3 августа.
31-го я уехал во Франкфурт к Грюнбергу.
Первый раз познакомился с вежливостью пруссаков. Вот противный народ! Недаром весь мир их ненавидит. Туда, по дороге во Франкфурт, около меня сидели два человека: молодой и старый. Молодой был месяц у своей невесты. Восхищался, как теленок, всем на свете. Проповедовал Толстого. Старик его поддерживал. Я сидел все время молча, не обмолвился ни словом. Сидели еще жирные немки, которые все время жрали. Противно все было до ужаса. Только ребенок у них ничего.
Я по дороге думал о людской глупости, которая, действительно, не поддается описанию. Человечество — единственный вид животных, который казнит своих благодетелей и воздвигает памятники своим палачам. Серьезному человеку нечего делиться с окружающими ни радостью, ни горем, как нельзя взрослому делиться с детьми.
Приехал во Франкфурт, взял гостиницу, выпил кофе, лег спать. Встал в час, пошел к Грюнбергу: он — в Вене. Его заместитель обещал, что он нам все устроит, то есть даст удостоверение, что работали у него. Поговорил с Р[о]з[итом] по телефону, заплатил за это 19 марок.
Осматривал институт. Там встретился с Паулой Лифшиц — одним из тех многочисленных, особенно среди евреев, несчастных созданий, которые [с] войной и революцией остались без почвы и пристанища. Дура, я бы на ее месте поехал в Палестину. А красива ведь она когда-то была! Теперь все улетучилось! Гулял с ней, ее родственником, ее братом долго.
Вечером был с компанией из института в театре, видел борьбу. Француз и голландец борются вежливо, немцы же — как волы. Потом был приглашен к Зорге, не пошел. Отправился в гостиницу, лег спать и спал до утра.
Франкфурт — город красивый, пахнет средневековьем, как и Прага. Видел церковь св. Павла, был на площади. Видел «дом», двор — 5 «пальцев» — с пятью узенькими-узенькими переулками. Видел ратушу, присутствовал на панихиде по жертвам мировой войны.
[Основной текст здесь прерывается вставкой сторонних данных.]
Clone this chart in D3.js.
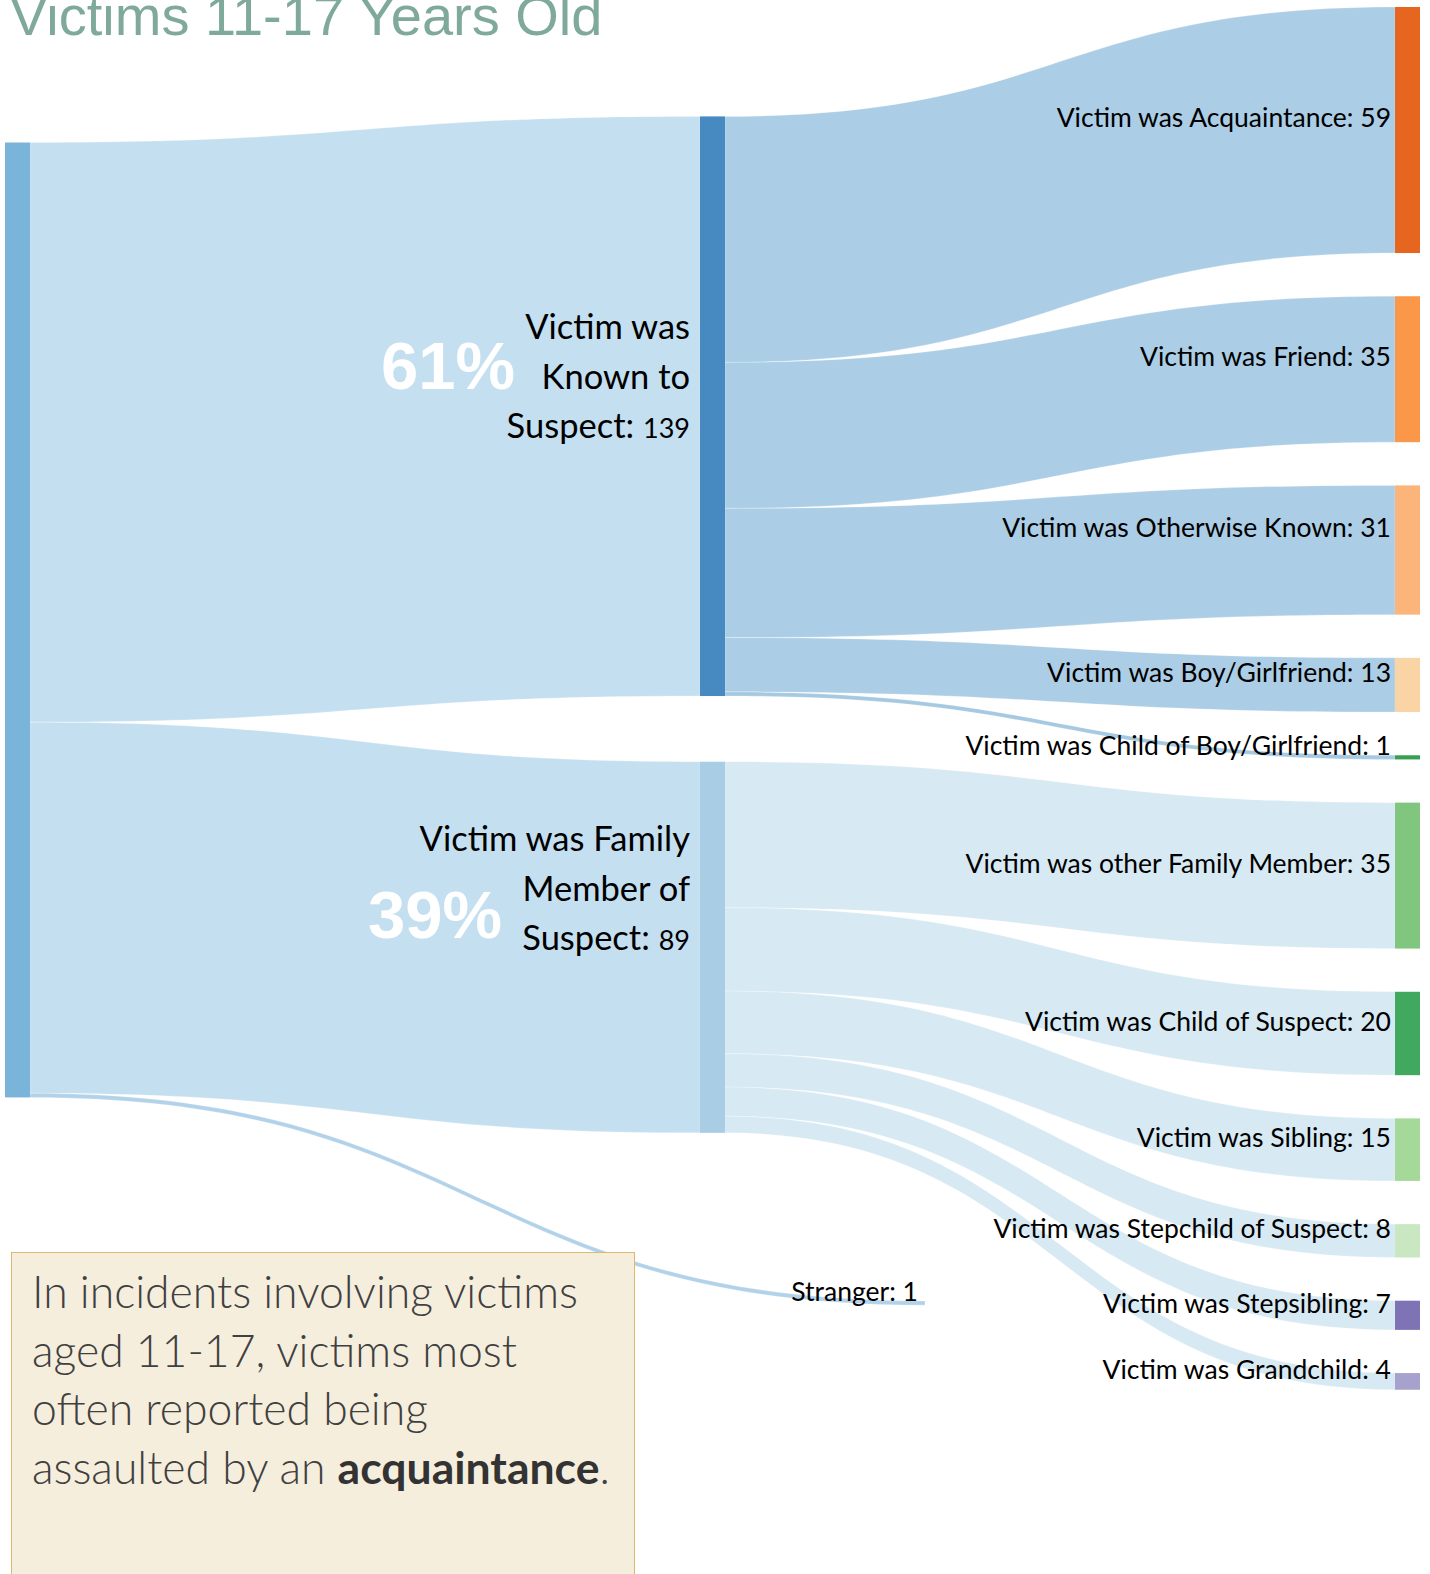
<!DOCTYPE html>
<html>
<head>
<meta charset="utf-8">
<title>Victims 11-17 Years Old</title>
<script src="https://d3js.org/d3.v7.min.js"></script>
<style>
  body { margin: 0; background: #fff; }
  svg { display: block; }
  .lbl { font-family: Lato, "Open Sans", sans-serif; fill: #000; }
</style>
</head>
<body>
<svg id="chart"></svg>
<script>
// data
var titleText = "Victims 11-17 Years Old";
var midNames = ["Victim was Known to Suspect", "Victim was Family Member of Suspect", "Stranger"];
var midValues = [139, 89, 1];
var midLines = [["Victim was", "Known to", "Suspect: "], ["Victim was Family", "Member of", "Suspect: "]];

var knownNames = ["Victim was Acquaintance", "Victim was Friend", "Victim was Otherwise Known",
                  "Victim was Boy/Girlfriend", "Victim was Child of Boy/Girlfriend"];
var knownValues = [59, 35, 31, 13, 1];

var familyNames = ["Victim was other Family Member", "Victim was Child of Suspect", "Victim was Sibling",
                   "Victim was Stepchild of Suspect", "Victim was Stepsibling", "Victim was Grandchild"];
var familyValues = [35, 20, 15, 8, 7, 4];

var noteLines = ["In incidents involving victims", "aged 11-17, victims most", "often reported being", "assaulted by an "];
var noteBold = "acquaintance";

// colours
var rightColors = ["#e6661f", "#fa9748", "#fbb57b", "#fbd4a6", "#3a9f55",
                   "#80c67f", "#41a85f", "#a5d99a", "#c9e8c2", "#7e73b4", "#a6a2cd"];
var rootColor = "#7ab5d9", midColors = ["#468ac1", "#a8cde4"];

w = 1430; h = 1574;

var svg = d3.select("#chart").attr("width", w).attr("height", h);

// scales
var total = d3.sum(knownValues) + d3.sum(familyValues);
var hScale = d3.scaleLinear().domain([0, total]).range([0, total * 4.17]);
var xCol = d3.scaleLinear().domain([0, 2]).range([5, 1395]);
var nodeW = 25;

// stack nodes in a column
function stack(values, top, pad) {
  var y = top;
  return values.map(function(v) {
    var n = {y0: y, y1: y + hScale(v), value: v};
    y = n.y1 + pad;
    return n;
  });
}

var rootNode = stack([d3.sum(midValues)], 142.5, 0)[0];
var midNodes = stack(midValues.slice(0, 2), 116.4, 65.7);
midNodes.push({y0: 1301, y1: 1301 + hScale(1), value: 1});   // stranger, no bar
var rightValues = knownValues.concat(familyValues);
var rightNames = knownNames.concat(familyNames);
var rightNodes = stack(rightValues, 7, 43.2);

function ribbon(x0, x1, s0, s1, t0, t1) {
  var xm = (x0 + x1) / 2, p = d3.path();
  p.moveTo(x0, s0);
  p.bezierCurveTo(xm, s0, xm, t0, x1, t0);
  p.lineTo(x1, t1);
  p.bezierCurveTo(xm, t1, xm, s1, x0, s1);
  p.closePath();
  return p.toString();
}

// links root -> middle
var links = [];
var sy = rootNode.y0;
midNodes.forEach(function(n, i) {
  var th = hScale(midValues[i]);
  var tx = i == 2 ? 925 : xCol(1);
  links.push({x0: xCol(0) + nodeW, x1: tx, s0: sy, s1: sy + th, t0: n.y0, t1: n.y0 + th,
              color: i == 2 ? "#b2d2e9" : "#c4dff0"});
  sy += th;
});

// links middle -> right
var ri = 0;
[knownValues, familyValues].forEach(function(vals, m) {
  var y = midNodes[m].y0;
  vals.forEach(function(v) {
    var rn = rightNodes[ri++];
    var th = hScale(v);
    links.push({x0: xCol(1) + nodeW, x1: xCol(2), s0: y, s1: y + th, t0: rn.y0, t1: rn.y1,
                color: m == 0 ? (v == 1 ? "#a6c9e2" : "#abcde5") : "#d7e9f3"});
    y += th;
  });
});

svg.append("g").selectAll("path")
  .data(links)
  .join("path")
    .attr("d", function(d) { return ribbon(d.x0, d.x1, d.s0, d.s1, d.t0, d.t1); })
    .attr("fill", function(d) { return d.color; })
    .attr("stroke", "#fff")
    .attr("stroke-width", 0.4)
    .attr("stroke-opacity", 0.6);

// nodes
svg.append("rect")
  .attr("x", xCol(0)).attr("y", rootNode.y0)
  .attr("width", nodeW).attr("height", rootNode.y1 - rootNode.y0)
  .attr("fill", rootColor);

svg.append("g").selectAll("rect")
  .data(midNodes.slice(0, 2))
  .join("rect")
    .attr("x", xCol(1)).attr("y", function(d) { return d.y0; })
    .attr("width", nodeW).attr("height", function(d) { return d.y1 - d.y0; })
    .attr("fill", function(d, i) { return midColors[i]; });

svg.append("g").selectAll("rect")
  .data(rightNodes)
  .join("rect")
    .attr("x", xCol(2)).attr("y", function(d) { return d.y0; })
    .attr("width", nodeW).attr("height", function(d) { return d.y1 - d.y0; })
    .attr("fill", function(d, i) { return rightColors[i]; });

// right labels (otherwise-known label sits a little higher in the original)
svg.append("g").selectAll("text")
  .data(rightNodes)
  .join("text")
    .attr("class", "lbl")
    .attr("x", xCol(2) - 4)
    .attr("y", function(d, i) { return (d.y0 + d.y1) / 2 - (i == 2 ? 22 : 12); })
    .attr("dy", "0.35em")
    .attr("text-anchor", "end")
    .style("font-size", "26.5px")
    .text(function(d, i) { return rightNames[i] + ": " + d.value; });

// stranger label
svg.append("text")
  .attr("class", "lbl")
  .attr("x", 918).attr("y", midNodes[2].y0)
  .attr("text-anchor", "end")
  .style("font-size", "26.5px")
  .text(midNames[2] + ": " + midValues[2]);

// middle labels with big percentages
var pct = d3.format(".0%");
var midLabelY = [339, 851], pctY = [389, 938], pctX = [515, 502];
midLines.forEach(function(lines, i) {
  var t = svg.append("text")
    .attr("class", "lbl")
    .attr("text-anchor", "end")
    .style("font-size", "34.5px");
  lines.forEach(function(line, j) {
    t.append("tspan").attr("x", xCol(1) - 10).attr("y", midLabelY[i] + j * 49.5).text(line);
    if (j == lines.length - 1) {
      t.append("tspan").style("font-size", "27px").text(midValues[i]);
    }
  });
  svg.append("text")
    .attr("x", pctX[i]).attr("y", pctY[i])
    .attr("text-anchor", "end")
    .style("font-family", "'Liberation Sans', Arial, sans-serif")
    .style("font-weight", "bold")
    .style("font-size", "67px")
    .attr("fill", "#fff")
    .text(pct(midValues[i] / d3.sum(midValues)));
});

// title (cut off at the top, as in the original)
svg.append("text")
  .attr("x", 10).attr("y", 35)
  .style("font-family", "'Liberation Sans Narrow', 'Arial Narrow', sans-serif")
  .style("font-size", "56px")
  .attr("fill", "#7fa99b")
  .text(titleText);

// note box
svg.append("rect")
  .attr("x", 11.5).attr("y", 1252.5)
  .attr("width", 623).attr("height", 340)
  .attr("fill", "#f6eedd")
  .attr("stroke", "#dcb96c");

var note = svg.append("text")
  .style("font-family", "Lato, sans-serif")
  .style("font-weight", 300)
  .style("font-size", "44.5px")
  .attr("fill", "#404040");
noteLines.forEach(function(line, j) {
  note.append("tspan").attr("x", 32).attr("y", 1308 + j * 58.5).text(line);
  if (j == noteLines.length - 1) {
    note.append("tspan").style("font-weight", 700).attr("fill", "#333").text(noteBold);
    note.append("tspan").text(".");
  }
});
</script>
</body>
</html>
На другой день опять был в институте, разговаривал с Розитом по телефону, написал письмо Грюнбергу. Ушел, встретился с Паулой. Пошел в гостиницу, расплатился, взял билет и уехал. За 20 минут до отхода поезда я вышел из института и все успел. Хотя поезд опоздал, и я все равно мог успеть, но я прибыл по расписанию, точно до секунд, [ко времени] отхода поезда.
Обратная дорога была приятнее — светло, видел разные развалины древних замков, видел Тюрингенский лес, но люди были такие же противные пруссаки. Они всю дорогу квакали. Поезд опоздал на час, и в час ночи я был у своей квартиры в Вильмерсдорф и бросился в постель.
Писем не было никаких. С приездом Л. ничего, значит, не выходит.